Survey: National Salary Increases Less Than 3%

Ever the employee's question, the issue has achieved far more relevance in the current economic climate. No longer is the annual salary increase a matter of form. In fact, many employees were relieved at year's end to learn that they would still be employed for the coming year, let alone expect a raise from the boss.

The truth is that, owing to a negligible inflation rate, even the slightest salary increase will, in reality, contribute to a gain in living standards. Nonetheless, this is not to say that salaries in Canada will not rise this year. The question on many lips is how much?

According to surveys conducted recently across Canada, encompassing a broad spectrum of more than 700,000 employers, Canadians should not expect large increases this year. Estimates average between 2.3 to 2.8 per cent nationally. Although the national average was 2.2 per cent in 2009, caution in the business community is keeping the numbers down, at least for the foreseeable future.

Employees in Saskatchewan are projected to earn 4.1 per cent more this year, due to the province's energy boom.
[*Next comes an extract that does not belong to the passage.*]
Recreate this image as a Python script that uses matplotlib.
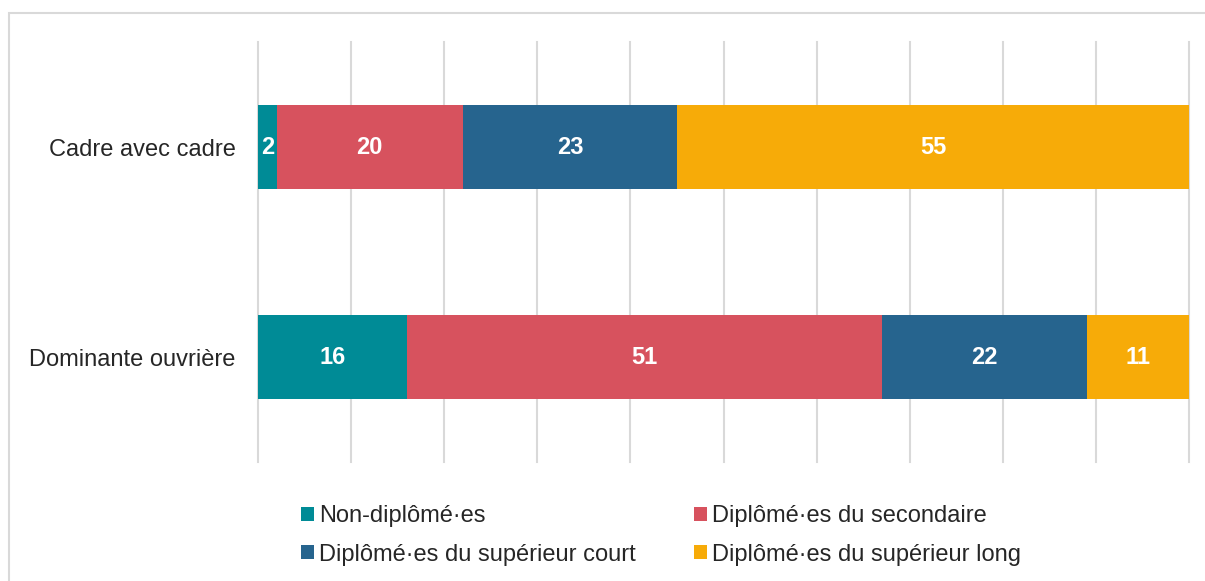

Ontario and British Columbia bring down the national average, as estimates are increases of 2.6 and 2.7 per cent respectively, due to low performance in manufacturing and forestry.

In actuality, many companies across the country have projected zero salary growth for 2010. While this is not set in stone, many employers are waiting to see how the economy reacts over the next few months before making new financial commitments.

Another factor to be considered is the number of employees pulling double workloads to compensate for reduced workforces. Easing these conditions could also be considered to be a benefit.

In this recession, every little bit will help.